> _INSTRUCTIONS FOR THE TASK_: From the first line of the data below through the line bearing "const yTicks = [0, 20, 40, 60, 80];", reproduce each line exactly; do not include pictures.

[BEGIN DATA PROVIDED]

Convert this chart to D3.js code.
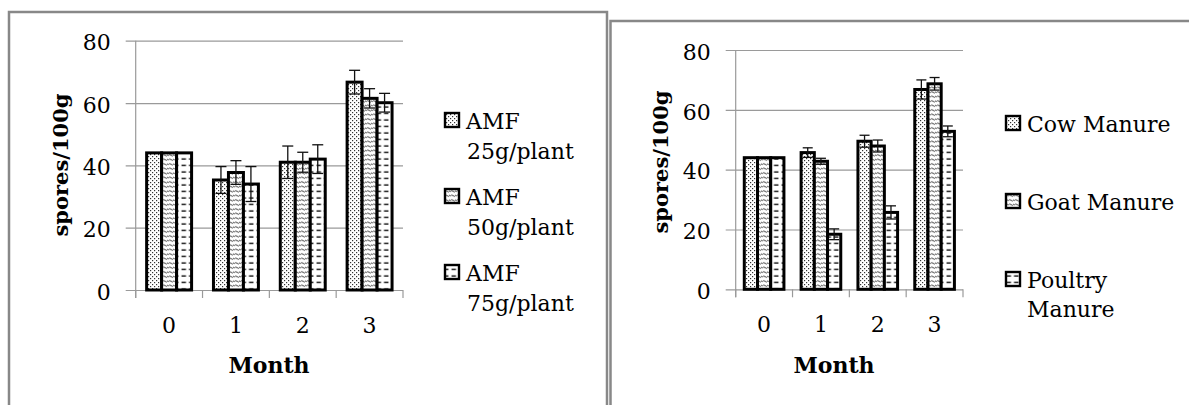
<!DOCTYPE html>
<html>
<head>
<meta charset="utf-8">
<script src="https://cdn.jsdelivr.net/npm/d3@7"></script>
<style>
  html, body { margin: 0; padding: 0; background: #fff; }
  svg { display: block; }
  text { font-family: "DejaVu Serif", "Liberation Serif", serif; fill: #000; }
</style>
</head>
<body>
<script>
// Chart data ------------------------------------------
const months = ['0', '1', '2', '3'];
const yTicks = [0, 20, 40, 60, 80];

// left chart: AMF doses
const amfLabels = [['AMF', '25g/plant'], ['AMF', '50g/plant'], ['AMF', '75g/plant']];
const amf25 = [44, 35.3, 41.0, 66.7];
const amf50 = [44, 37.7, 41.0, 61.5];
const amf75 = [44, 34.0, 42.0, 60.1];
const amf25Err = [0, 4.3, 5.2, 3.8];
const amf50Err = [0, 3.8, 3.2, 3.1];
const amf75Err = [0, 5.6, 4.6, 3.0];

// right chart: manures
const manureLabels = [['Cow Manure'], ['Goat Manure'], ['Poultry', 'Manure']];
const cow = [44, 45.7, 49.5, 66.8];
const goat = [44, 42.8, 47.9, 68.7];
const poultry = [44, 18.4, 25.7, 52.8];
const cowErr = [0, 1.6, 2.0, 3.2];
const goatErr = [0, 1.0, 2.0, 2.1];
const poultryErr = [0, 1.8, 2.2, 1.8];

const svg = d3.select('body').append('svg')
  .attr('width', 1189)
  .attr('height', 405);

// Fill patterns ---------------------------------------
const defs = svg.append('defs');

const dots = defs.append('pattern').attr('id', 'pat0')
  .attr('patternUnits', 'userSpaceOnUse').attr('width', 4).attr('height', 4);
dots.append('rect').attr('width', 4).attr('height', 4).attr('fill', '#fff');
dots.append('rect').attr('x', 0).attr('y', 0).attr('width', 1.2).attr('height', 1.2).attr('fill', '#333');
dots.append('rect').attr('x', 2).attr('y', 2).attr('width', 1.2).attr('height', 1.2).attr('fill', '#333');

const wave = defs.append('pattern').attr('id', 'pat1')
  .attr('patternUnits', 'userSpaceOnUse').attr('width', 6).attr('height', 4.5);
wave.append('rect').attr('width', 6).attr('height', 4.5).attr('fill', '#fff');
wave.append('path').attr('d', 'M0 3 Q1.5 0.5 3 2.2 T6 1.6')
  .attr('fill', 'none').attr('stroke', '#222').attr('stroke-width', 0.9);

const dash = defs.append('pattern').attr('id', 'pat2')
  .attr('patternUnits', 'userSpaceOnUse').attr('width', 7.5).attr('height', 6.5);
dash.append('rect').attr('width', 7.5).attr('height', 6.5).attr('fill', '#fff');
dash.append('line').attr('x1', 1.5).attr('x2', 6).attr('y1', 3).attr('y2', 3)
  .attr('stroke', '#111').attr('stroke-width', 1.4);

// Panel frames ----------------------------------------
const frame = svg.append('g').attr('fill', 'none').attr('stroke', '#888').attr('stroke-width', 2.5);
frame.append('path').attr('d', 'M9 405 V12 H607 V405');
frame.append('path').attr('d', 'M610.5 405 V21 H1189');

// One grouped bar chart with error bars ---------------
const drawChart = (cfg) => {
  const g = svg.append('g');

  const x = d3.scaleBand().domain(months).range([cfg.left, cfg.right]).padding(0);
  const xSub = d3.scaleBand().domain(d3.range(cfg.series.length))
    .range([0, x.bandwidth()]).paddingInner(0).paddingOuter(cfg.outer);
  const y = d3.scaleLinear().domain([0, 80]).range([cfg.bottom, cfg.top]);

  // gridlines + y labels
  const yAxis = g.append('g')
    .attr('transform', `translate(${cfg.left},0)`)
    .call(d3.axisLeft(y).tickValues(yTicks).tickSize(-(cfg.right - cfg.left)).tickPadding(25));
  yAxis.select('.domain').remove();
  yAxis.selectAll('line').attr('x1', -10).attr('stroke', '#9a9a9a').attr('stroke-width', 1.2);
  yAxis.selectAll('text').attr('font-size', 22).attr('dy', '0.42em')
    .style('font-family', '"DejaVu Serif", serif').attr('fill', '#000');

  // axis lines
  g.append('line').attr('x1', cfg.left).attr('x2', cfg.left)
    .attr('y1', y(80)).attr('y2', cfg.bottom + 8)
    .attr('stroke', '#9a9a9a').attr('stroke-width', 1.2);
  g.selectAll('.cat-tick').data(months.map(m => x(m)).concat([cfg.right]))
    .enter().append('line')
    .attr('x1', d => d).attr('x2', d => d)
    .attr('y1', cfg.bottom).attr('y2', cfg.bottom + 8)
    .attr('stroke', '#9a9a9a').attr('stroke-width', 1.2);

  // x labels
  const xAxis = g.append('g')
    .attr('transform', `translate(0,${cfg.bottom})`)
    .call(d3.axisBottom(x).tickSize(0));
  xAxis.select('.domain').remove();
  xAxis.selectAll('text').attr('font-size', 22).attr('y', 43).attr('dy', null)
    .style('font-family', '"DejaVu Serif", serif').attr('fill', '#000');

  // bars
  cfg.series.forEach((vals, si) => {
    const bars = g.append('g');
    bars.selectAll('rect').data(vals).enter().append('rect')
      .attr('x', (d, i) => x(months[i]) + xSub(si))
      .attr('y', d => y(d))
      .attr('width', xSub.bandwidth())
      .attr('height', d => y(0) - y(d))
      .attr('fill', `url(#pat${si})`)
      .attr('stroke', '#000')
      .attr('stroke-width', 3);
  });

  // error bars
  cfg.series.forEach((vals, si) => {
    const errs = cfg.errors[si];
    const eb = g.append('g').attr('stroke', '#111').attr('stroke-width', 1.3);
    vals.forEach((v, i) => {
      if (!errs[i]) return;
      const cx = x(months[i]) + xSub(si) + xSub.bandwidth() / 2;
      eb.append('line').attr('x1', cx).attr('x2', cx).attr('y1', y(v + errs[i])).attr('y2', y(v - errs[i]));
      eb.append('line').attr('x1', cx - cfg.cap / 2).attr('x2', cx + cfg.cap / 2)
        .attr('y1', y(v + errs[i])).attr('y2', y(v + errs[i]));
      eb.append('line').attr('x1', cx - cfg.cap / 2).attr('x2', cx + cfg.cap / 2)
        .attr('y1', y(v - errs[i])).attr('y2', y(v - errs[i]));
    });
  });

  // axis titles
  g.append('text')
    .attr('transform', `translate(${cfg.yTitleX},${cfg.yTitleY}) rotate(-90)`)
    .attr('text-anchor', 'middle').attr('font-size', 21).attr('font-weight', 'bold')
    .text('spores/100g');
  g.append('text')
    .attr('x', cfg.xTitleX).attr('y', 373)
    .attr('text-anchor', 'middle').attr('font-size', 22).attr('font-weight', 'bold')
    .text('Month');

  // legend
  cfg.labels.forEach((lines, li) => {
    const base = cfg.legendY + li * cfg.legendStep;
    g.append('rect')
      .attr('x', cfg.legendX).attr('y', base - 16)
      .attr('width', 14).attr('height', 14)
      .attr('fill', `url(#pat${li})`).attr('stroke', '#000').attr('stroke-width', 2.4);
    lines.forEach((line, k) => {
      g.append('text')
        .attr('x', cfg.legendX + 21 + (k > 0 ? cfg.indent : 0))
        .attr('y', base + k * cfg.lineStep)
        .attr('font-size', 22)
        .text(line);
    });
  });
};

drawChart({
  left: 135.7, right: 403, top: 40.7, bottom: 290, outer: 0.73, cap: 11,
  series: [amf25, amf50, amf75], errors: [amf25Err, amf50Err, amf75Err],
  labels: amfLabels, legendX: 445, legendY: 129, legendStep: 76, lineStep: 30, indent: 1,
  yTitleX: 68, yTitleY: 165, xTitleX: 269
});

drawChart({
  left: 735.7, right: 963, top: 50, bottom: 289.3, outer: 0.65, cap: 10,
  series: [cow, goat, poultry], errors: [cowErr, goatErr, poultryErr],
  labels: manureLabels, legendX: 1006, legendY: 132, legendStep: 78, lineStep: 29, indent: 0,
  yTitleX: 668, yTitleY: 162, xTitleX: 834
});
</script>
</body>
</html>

[END DATA PROVIDED]

> _PROBLEM SOLUTION_:
Convert this chart to D3.js code.
<!DOCTYPE html>
<html>
<head>
<meta charset="utf-8">
<script src="https://cdn.jsdelivr.net/npm/d3@7"></script>
<style>
  html, body { margin: 0; padding: 0; background: #fff; }
  svg { display: block; }
  text { font-family: "DejaVu Serif", "Liberation Serif", serif; fill: #000; }
</style>
</head>
<body>
<script>
// Chart data ------------------------------------------
const months = ['0', '1', '2', '3'];
const yTicks = [0, 20, 40, 60, 80];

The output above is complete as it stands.